Das Experiências de Além Mundo ao Supra-real
«(…) O prefixo tal como Nerval o usa em supernaturalisme quer dizer acima
de, o que de resto coincide com o prefixo da palavra escolhida por Breton, o
que dá no primeiro caso acima do naturalismo
e no segundo acima do realismo. Entende-se
assim a escolha de O’Neill ao procurar adaptar a palavra à língua: super-realismo como aquilo que excede ou está acima do real. Posso ainda aceitar que o elemento de formação
inicial da palavra pode ser traduzida pela ideia que está num outro prefixo da língua,
supra, o que dá, e talvez melhor, que
o super-realismo é também o supra-realismo, e digo melhor já que super-realismo se pode confundir, o que desastroso seria,
por via da hipérbole, com hiper-realismo. Neste caso tenho só um realismo grande, no outro um além do realismo; a diferença é como se pode ver abissal: é afinal aquilo
que vai do mundo ao além mundo. Nada de tão estranho pois ao realismo, seja híper
ou mini, ou apenas médio, como o surrealismo. Nesta pesquisa sobre o valor da palavra
no momento da sua criação vale a pena trazer aqui um outro parágrafo do manifesto, que reputo talvez o de maior alcance
em todo o conjunto. Breton abre o texto com considerações sobre o sonho, o que se
entende dada a importância do sonho na vida geral e nos trabalhos preparatórios
a que o autor e os seus amigos se entregavam desde há anos.
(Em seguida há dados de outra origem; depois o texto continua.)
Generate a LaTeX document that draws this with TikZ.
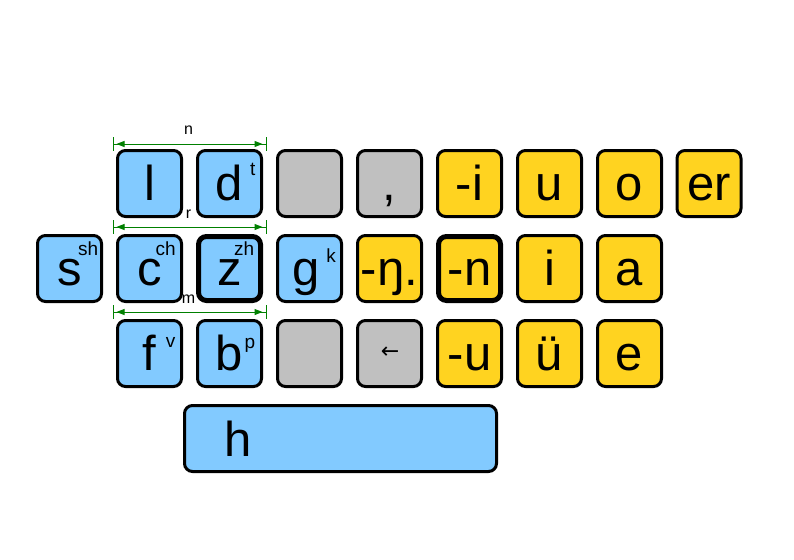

Demais o sonho fora
o instrumento de que Freud se servira para justificar a pressão da (anti)lógica
da segunda consciência junto da primeira. Se os conteúdos recalcados conseguiam
furar o interdito do esquecimento que a primeira consciência lhes impunha isso se
devia em primeiro lugar ao sonho. O sonho era a solução de compromisso que a primeira
e a segunda consciência estabeleciam entre si; nesse pacto, a primeira consciência
abria a porta aos conteúdos recalcados desde que estes procedessem por deslocamentos
de sentido, quer dizer, desde que recorressem a metáforas ou símbolos de disfarce para se manifestarem;
pelo seu lado a segunda consciência, para furar o bloqueio a que estava sujeita,
acedia em disfarçar os seus conteúdos, criando tramas desconexas e sem sentido,
que a primeira consciência se apressava a dar por absurdas, arrumando-as sem mais
nos escaninhos do olvido. O trabalho da análise era assim deslindar as cifras do
disfarce, peneirando os conteúdos recalcados que sob forma simbólica a primeira
consciência acedera em receber». In António Cândido Franco, Notas para a
Compreensão do Surrealismo em Portugal, Lisboa, Peniche, Évora, Editora
Licorne, 2012, ISBN 978-972-8661-90-8.